Fostering diversity takes real, hard work

24 Feb 23

Achieving diversity comes through action – and there is plenty we can do.

Image credit | Donna Grethen / Ikon


At the start of every year, people think about their careers and resolutions that will change things for the better.

The global response to the death of George Floyd in the US changed the conversation, but if we are to get organisations that look like the community they serve, we have to move to practical action.

I’ve always been intrigued by the ways in which economic theories could be used to explain and tackle some of the most complex socioeconomic phenomena. But diversity is also about being visible in society.

When I started my undergraduate studies, I found there were no prominent figures in economics that looked like me; that were black. At first, I thought this was just a problem in academia, but I quickly came to realise this was a widespread issue.

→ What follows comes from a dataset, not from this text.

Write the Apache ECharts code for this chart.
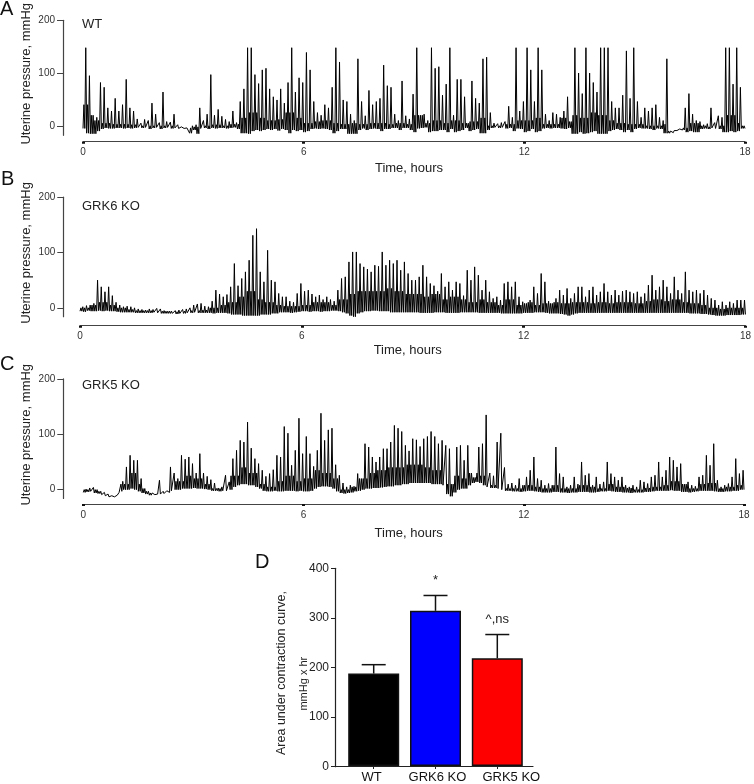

In my first role as a government official, I was the only black female economist in the department, alongside one other black male economist, and this led me to question where all the black economists were.

Much of the UK’s focus on diversity in economics has centred on women’s representation; the under-representation of black professionals is often overlooked. This lack of visibility has resulted in there being few or no initiatives at higher levels to address the issue.

Economists hold some of the most powerful positions in society, with the ability to form policies that change lives. But the extent to which those policies can change lives for the better is dependent on the evidence and analysis underpinning them, and whose perspectives are included. Lack of attention to issues faced by particular communities can ultimately lead to poor decision-making in policy, and to negative outcomes for these communities.

So, what can we do? The answer is a lot, and there are three training points that will actually make a difference.

  • Improve relatability: by hosting seminars, events and, most important, carrying out research that make economics less foreign and isolating. If the goal of economics is to increase diversity and be inclusive, then the material must be more relatable, making it more accurate and useful.
  • Increase support: organisations can help by donating and providing support. This involves partnering to deliver events, talks and workshops, various initiatives like mentorship and training programmes.
  • Increase opportunities: by supporting potential and current black economists throughout the pipeline by funding and creating targeted outreach programmes to introduce economics as a viable option for black students.


Organisational change is just as important. Many organisations will have diversity groups that they should listen to and take seriously if they truly wish to become a diverse workplace that ensures all voices are heard. These internal networks will also be best placed to know which initiatives to undertake in the context of their organisation.

However, the most important step is to take action. This includes setting clear, specific, tangible and measurable targets, to which leaders at every level can be held accountable.

It means creating initiatives, based on the experiences and perspectives of marginalised communities – which is not always the easiest or most comfortable thing to do. Progress should be tracked, outcomes should be transparent and initiatives should be reviewed regularly enough to assess what is going well and what isn’t.

A turning point for real change depends on whether individuals and organisations are willing to make that change happen.